À l’origine du mouvement #MeTooThéâtre se trouve la prise de conscience internationale dénonçant les abus, qu’ils soient sexuels, sociétaux, ou de « simples » réflexions, gestes, mots irrespectueux, pressions exercées par des hommes envers la gente féminine. #MeTooThéâtre est né en 2021, autant dire qu’il est encore jeune. Mais déjà suivi. La condition des femmes dans le milieu du théâtre est souvent difficile car humiliante. Vivant en partie de leur corps, elles sont abusées, violentées au quotidien.
Dans ce recueil de discours ou écrits, les femmes s’expriment. Avec rage, colère et détermination, bien décidées à ne plus jouer un rôle secondaire dans l’avenir du théâtre. 25 femmes, 3 anonymes ainsi que 2 hommes témoignent, soit des comportements outranciers dont elles et ils ont été victimes, soit en tant que professionnel.les conscient.es de la mentalité machiste et toxique du milieu théâtral.
Dès la préface en forme de communiqué et de revendication non négociable, le ton offensif est donné. Puis se succèdent des autrices, actrices, metteuses en scène, activistes désireuses de faire porter leur voix. L’homme tout puissant a vécu, il est grand temps de le reléguer dans le placard à souvenir en le badigeonnant de naphtaline. « La guérilla, c’est le harcèlement qui change de camp ». Car, à l’instar de leur aînée Monique WITTIG (citée dès l’amorce du recueil), ces femmes sont des guérillères.
S’organiser, faire bloc, dénoncer, voici ce à quoi doit tendre le mouvement. Il ne doit pas uniquement représenter un hashtag, il doit devenir un terrain de lutte collective, fraternelle, sans exclure, y compris les hommes qui désireraient rejoindre le mouvement.
Qu’en est-il des non dits ? « Il faudrait aussi parler des complices. De ceux et celles qui savent, qui entourent, qui protègent, qui soutiennent les agresseurs. De comment le système patriarcal tient aussi grâce à ça. La réalité est très complexe. Mais il va falloir trancher ». Ce n’est pas un combat des femmes contre les hommes mais bien celui des opressé.es contre leurs oppresseur.euses, uni.es et fort.es.
Être complice, c’est aussi prendre part à un état d’esprit nauséeux par sa propre attitude qui tend à encourager une dérive : « Ainsi, à force de s’adapter à ce milieu blanc, masculin, validiste, élitiste, de ne pas avoir de place, d’être silencié.es, nous acceptons les violences, nous nous conformons à ce que l’on attend de nous, et il peut même arriver que nous en devenions complices ». Contre ces états de fait en forme de clichés, il faut s’organiser et lutter, pointer du doigt, ne plus avoir peur de témoigner. C’est ce que font les courageuses personnalités dans ces pages par des paroles fortes. Elles n’ont plus peur, elle font front, se dressent contre l’oppresseur.
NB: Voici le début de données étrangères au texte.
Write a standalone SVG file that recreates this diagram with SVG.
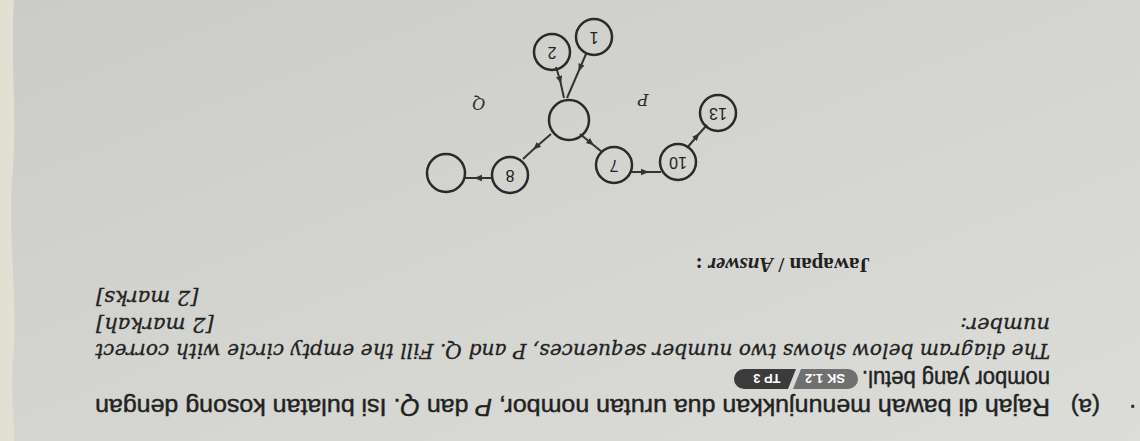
<svg xmlns="http://www.w3.org/2000/svg" width="1140" height="441" viewBox="0 0 1140 441">
<defs>
<linearGradient id="bg" x1="0" y1="0" x2="1" y2="1">
<stop offset="0" stop-color="#cbccc7"/>
<stop offset="0.5" stop-color="#d4d5d0"/>
<stop offset="1" stop-color="#dcddd9"/>
</linearGradient>
<marker id="arr" viewBox="0 0 10 10" refX="5" refY="5" markerWidth="8" markerHeight="8" markerUnits="userSpaceOnUse" orient="auto">
<path d="M0,1 L10,5 L0,9 z" fill="#333"/>
</marker>
<style>
.t{font-family:"Liberation Sans",Arial,sans-serif;font-size:24px;fill:#222;stroke:#222;stroke-width:0.45}
.i{font-style:italic}
.e{font-family:"DejaVu Serif","Liberation Serif",serif;font-style:italic;font-size:21px;fill:#222;stroke:#222;stroke-width:0.3}
.b{font-family:"Liberation Serif","Times New Roman",serif;font-weight:bold;font-size:21px;fill:#222}
.badge{font-family:"Liberation Sans",Arial,sans-serif;font-weight:bold;font-size:13px;fill:#ffffff}
.node circle{fill:none;stroke:#2a2a2a;stroke-width:2.5}
.node text{font-family:"Liberation Sans",Arial,sans-serif;font-size:16px;text-anchor:middle;fill:#222}
.edge{fill:none;stroke:#333;stroke-width:2;marker-mid:url(#arr)}
.lbl{font-family:"DejaVu Serif","Liberation Serif",serif;font-style:italic;font-size:16px;fill:#2a2a2a;text-anchor:middle}
</style>
</defs>
<rect width="1140" height="441" fill="url(#bg)"/>
<path d="M0,0 L14,0 C10,60 18,120 12,180 C8,240 18,300 13,360 C10,400 16,430 14,441 L0,441 Z" fill="#e2dfd3"/>
<g transform="rotate(180 570 220.5)">
<g id="text">
<text class="t" x="4" y="36">.</text>
<text class="t" x="40" y="42">(a)</text>
<text class="t" x="90" y="42" textLength="955" lengthAdjust="spacingAndGlyphs">Rajah di bawah menunjukkan dua urutan nombor, <tspan class="i">P</tspan> dan <tspan class="i">Q</tspan>. Isi bulatan kosong dengan</text>
<text class="t" x="90" y="70" textLength="188" lengthAdjust="spacingAndGlyphs">nombor yang betul.</text>
<g id="badge">
<path d="M292,52 L347,52 L339,72 L292,72 A10,10 0 0 1 292,52 Z" fill="#707070"/>
<path d="M352,52 L396,52 A10,10 0 0 1 396,72 L344,72 Z" fill="#3b3b3b"/>
<text class="badge" x="315" y="67" text-anchor="middle">SK 1.2</text>
<text class="badge" x="373" y="67" text-anchor="middle">TP 3</text>
</g>
<text class="e" x="90" y="97" textLength="955" lengthAdjust="spacingAndGlyphs">The diagram below shows two number sequences, P and Q. Fill the empty circle with correct</text>
<text class="e" x="90" y="123">number:</text>
<text class="e" x="1044" y="123" text-anchor="end">[2 markah]</text>
<text class="e" x="1044" y="150" text-anchor="end">[2 marks]</text>
<text class="b" x="270" y="183">Jawapan / <tspan class="i">Answer</tspan> :</text>
</g>
<g id="connectors">
<path class="edge" d="M554,387 L560,373 L573,343"/>
<path class="edge" d="M584,374 L580,361 L576,343"/>
<path class="edge" d="M560,307 L549,298 L538,289"/>
<path class="edge" d="M509,269 L495,269 L479,269"/>
<path class="edge" d="M453,293 L443,305 L433,316"/>
<path class="edge" d="M589,307 L604,294 L617,282"/>
<path class="edge" d="M648,263 L662,263 L676,263"/>
</g>
<g id="node-1" class="node"><circle cx="546" cy="404" r="18"/><text x="546" y="409.5">1</text></g>
<g id="node-2" class="node"><circle cx="588" cy="389" r="18"/><text x="588" y="394.5">2</text></g>
<g id="node-center" class="node"><circle cx="571" cy="321" r="20"/></g>
<g id="node-7" class="node"><circle cx="526" cy="276" r="18"/><text x="526" y="281.5">7</text></g>
<g id="node-10" class="node"><circle cx="462" cy="279" r="18"/><text x="462" y="284.5">10</text></g>
<g id="node-13" class="node"><circle cx="422" cy="328" r="18"/><text x="422" y="333.5">13</text></g>
<g id="node-8" class="node"><circle cx="630" cy="266" r="18"/><text x="630" y="271.5">8</text></g>
<g id="node-empty" class="node"><circle cx="694" cy="268" r="19"/></g>
<g id="labels">
<text class="lbl" x="497" y="347">P</text>
<text class="lbl" x="661" y="343">Q</text>
</g>
</g>
</svg>
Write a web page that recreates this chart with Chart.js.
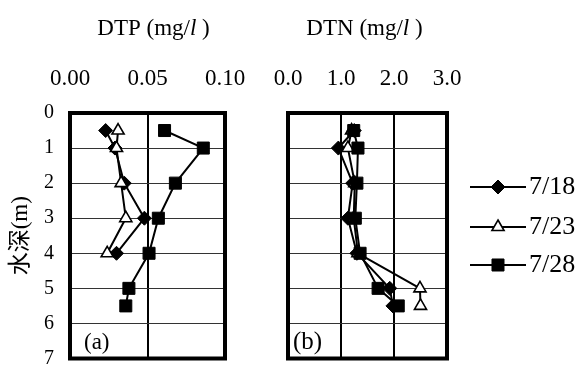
<!DOCTYPE html>
<html>
<head>
<meta charset="utf-8">
<script src="https://cdn.jsdelivr.net/npm/chart.js@4.4.1/dist/chart.umd.min.js"></script>
<style>
  html, body { margin: 0; padding: 0; background: #fff; }
  #wrap { position: relative; width: 583px; height: 368px; overflow: hidden; }
  #wrap canvas { position: absolute; top: 0; }
</style>
</head>
<body>
<div id="wrap">
  <canvas id="chart-dtp" width="250" height="368" style="left:0;width:250px;height:368px"></canvas>
  <canvas id="chart-dtn" width="333" height="368" style="left:250px;width:333px;height:368px"></canvas>
</div>
<script>
// profils verticaux DTP / DTN, trois campagnes
const SERIES = ["7/18", "7/23", "7/28"];

const DEPTH_SHORT = [0.5, 1, 2, 3, 4];
const DEPTH_FULL  = [0.5, 1, 2, 3, 4, 5, 5.5];

const DTP_0718 = [0.023, 0.029, 0.035, 0.048, 0.030];
const DTP_0723 = [0.031, 0.030, 0.033, 0.036, 0.024];
const DTP_0728 = [0.061, 0.086, 0.068, 0.057, 0.051, 0.038, 0.036];

const DTN_0718 = [1.25, 0.95, 1.22, 1.13, 1.30, 1.92, 1.98];
const DTN_0723 = [1.20, 1.13, 1.26, 1.24, 1.32, 2.49, 2.50];
const DTN_0728 = [1.24, 1.32, 1.30, 1.27, 1.36, 1.70, 2.08];

const DEPTH_TICKS = [0, 1, 2, 3, 4, 5, 6, 7];
const DTP_TICKS = [0, 0.05, 0.10];
const DTN_TICKS = [0, 1, 2, 3];

const Y_TITLE = "水深(m)";
const DTP_TITLE = ["DTP (mg/", "l", " )"];
const DTN_TITLE = ["DTN (mg/", "l", " )"];

const SERIF = "'Liberation Serif', 'Noto Sans CJK SC', serif";

// marqueurs façon Excel
const MARKS = {
  "7/18": { shape: "rectRot",  r: 7,   fill: "#000", bw: 1,   order: 2 },
  "7/23": { shape: "triangle", r: 7,   fill: "#fff", bw: 1.6, order: 1 },
  "7/28": { shape: "rect",     r: 8.5, fill: "#000", bw: 1,   order: 0 },
};

function profile(label, depths, values) {
  const m = MARKS[label];
  return {
    label,
    data: depths.map((d, i) => ({ x: values[i], y: d })),
    xAxisID: "x", yAxisID: "y",
    showLine: true,
    borderColor: "#000", borderWidth: 2,
    pointStyle: m.shape, pointRadius: m.r, pointHoverRadius: m.r,
    pointBackgroundColor: m.fill, pointBorderColor: "#000", pointBorderWidth: m.bw,
    order: m.order,
  };
}

// cadre épais autour de la zone de tracé
const framePlugin = {
  id: "frame",
  beforeDatasetsDraw(chart) {
    const { ctx, chartArea: a } = chart;
    ctx.save();
    ctx.lineWidth = 4;
    ctx.strokeStyle = "#000";
    ctx.strokeRect(a.left, a.top, a.right - a.left, a.bottom - a.top);
    ctx.restore();
  }
};

// titre (unité en italique) + lettre du panneau
const captionPlugin = {
  id: "captions",
  afterDraw(chart, args, opts) {
    const { ctx, chartArea: a } = chart;
    ctx.save();
    ctx.fillStyle = "#000";
    ctx.textBaseline = "middle";
    ctx.textAlign = "left";
    const fonts = opts.title.map((t, i) => (i === 1 ? "italic " : "") + "23px " + SERIF);
    const widths = opts.title.map((t, i) => { ctx.font = fonts[i]; return ctx.measureText(t).width; });
    let x = (a.left + a.right) / 2 + opts.titleShift - widths.reduce((s, w) => s + w, 0) / 2;
    opts.title.forEach((t, i) => { ctx.font = fonts[i]; ctx.fillText(t, x, 29); x += widths[i]; });
    ctx.font = opts.panelSize + "px " + SERIF;
    ctx.fillText(opts.panel, a.left + opts.panelDx, a.bottom - 16);
    ctx.restore();
  }
};

// légende à droite : trait + marqueur + date
const sideLegend = {
  id: "sideLegend",
  afterDraw(chart) {
    const { ctx, chartArea: a } = chart;
    const rows = [187, 227, 265];
    chart.data.datasets.forEach((ds, i) => {
      const y = rows[i];
      const x0 = a.right + 23, x1 = a.right + 79, xm = (x0 + x1) / 2;
      ctx.save();
      ctx.strokeStyle = "#000";
      ctx.lineWidth = 2;
      ctx.beginPath(); ctx.moveTo(x0, y); ctx.lineTo(x1, y); ctx.stroke();
      ctx.fillStyle = ds.pointBackgroundColor;
      ctx.strokeStyle = ds.pointBorderColor;
      ctx.lineWidth = ds.pointBorderWidth;
      Chart.helpers.drawPoint(ctx, { pointStyle: ds.pointStyle, radius: ds.pointRadius, rotation: 0, borderWidth: ds.pointBorderWidth }, xm, y);
      ctx.fillStyle = "#000";
      ctx.font = "26px " + SERIF;
      ctx.textBaseline = "middle";
      ctx.textAlign = "left";
      ctx.fillText(ds.label, x1 + 3, y);
      ctx.restore();
    });
  }
};

// les étiquettes débordent du cadre : on ne veut pas qu'elles rognent la zone de tracé
function noPad(s) {
  s.paddingTop = s.paddingBottom = s.paddingLeft = s.paddingRight = 0;
}

function valueAxis(max, ticks, digits) {
  return {
    type: "linear", position: "top", min: 0, max,
    afterBuildTicks: s => { s.ticks = ticks.map(v => ({ value: v })); },
    ticks: {
      color: "#000", font: { family: SERIF, size: 23 }, padding: 20,
      autoSkip: false, maxRotation: 0, callback: v => Number(v).toFixed(digits)
    },
    grid: { color: "#000", lineWidth: 2, drawTicks: false },
    border: { display: false },
    afterFit: s => { s.height = 113; noPad(s); }
  };
}

function depthAxis(showLabels, width) {
  return {
    type: "linear", min: 0, max: 7, reverse: true,
    afterBuildTicks: s => { s.ticks = DEPTH_TICKS.map(v => ({ value: v })); },
    ticks: { display: showLabels, color: "#000", font: { family: SERIF, size: 20 }, padding: 16 },
    grid: { color: "#333", lineWidth: 1, drawTicks: false },
    border: { display: false },
    title: {
      display: showLabels, text: Y_TITLE, color: "#000",
      font: { family: SERIF, size: 23 }, padding: { top: 7, bottom: 0 }
    },
    afterFit: s => { s.width = width; noPad(s); }
  };
}

const common = {
  responsive: false,
  animation: false,
  events: [],
};

new Chart(document.getElementById("chart-dtp"), {
  type: "scatter",
  data: {
    datasets: [
      profile(SERIES[0], DEPTH_SHORT, DTP_0718),
      profile(SERIES[1], DEPTH_SHORT, DTP_0723),
      profile(SERIES[2], DEPTH_FULL, DTP_0728),
    ]
  },
  options: {
    ...common,
    layout: { padding: { top: 0, right: 25, bottom: 9, left: 0 } },
    plugins: {
      legend: { display: false },
      tooltip: { enabled: false },
      captions: { title: DTP_TITLE, titleShift: 6, panel: "(a)", panelDx: 14, panelSize: 23 }
    },
    scales: {
      x: valueAxis(0.1, DTP_TICKS, 2),
      y: depthAxis(true, 70),
    }
  },
  plugins: [framePlugin, captionPlugin]
});

new Chart(document.getElementById("chart-dtn"), {
  type: "scatter",
  data: {
    datasets: [
      profile(SERIES[0], DEPTH_FULL, DTN_0718),
      profile(SERIES[1], DEPTH_FULL, DTN_0723),
      profile(SERIES[2], DEPTH_FULL, DTN_0728),
    ]
  },
  options: {
    ...common,
    layout: { padding: { top: 0, right: 136, bottom: 9, left: 0 } },
    plugins: {
      legend: { display: false },
      tooltip: { enabled: false },
      captions: { title: DTN_TITLE, titleShift: -3, panel: "(b)", panelDx: 5, panelSize: 25 }
    },
    scales: {
      x: valueAxis(3, DTN_TICKS, 1),
      y: depthAxis(false, 38),
    }
  },
  plugins: [framePlugin, captionPlugin, sideLegend]
});
</script>
</body>
</html>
Ce combat, qui devrait être une normalité, est pourtant encore nommé exception. Il ne doit plus l’être, il doit s’étendre, contre l’exercice du pouvoir masculin, c’est bien l’objet de ce livre qui dénonce avec véhémence la toute puissance de l’Homme dans un milieu pourtant jugé progressiste voire avant-gardiste. Les femmes doivent pouvoir travailler avec leur corps sans susciter de tentations mal placées, doivent pouvoir être protégées contre les prédateurs sur leur lieu de travail.
Petit passage par l’Histoire du théâtre, quelques références du matrimoine théâtral. Mais surtout, rester lucides : « Mais il ne faudra pas que notre mouvement en vienne à éclipser les autres combats, même sous couvert de convergence des luttes ».
Après ces témoignages vifs et revendicateurs, une postface en forme de tribune sur l’état des lieux du théâtre en France suivie de propositions, ainsi que les solutions à apporter pour que ce milieu devienne enfin sécurisé et sans danger. Le livre se clôt sur de brefs témoignages anonymes envoyés à l’adresse du collectif #MeTooThéâtre. Pour que plus jamais l’on puisse entendre une phrase du type : « Je veux bien vous laisser faire votre petit truc féministe mais faudrait pas gâcher la fête ! ».
Nécessaire recueil de combat qui vient de paraître aux éditions Libertalia, il est un souffle nouveau dans le paysage culturel et contre-culturel français et international. Les lignes bougent enfin, il est temps de s’engouffrer dans la brèche et de passer à l’action. Ce mouvement #MeTooThéâtre prend de l’ampleur, suivons-le.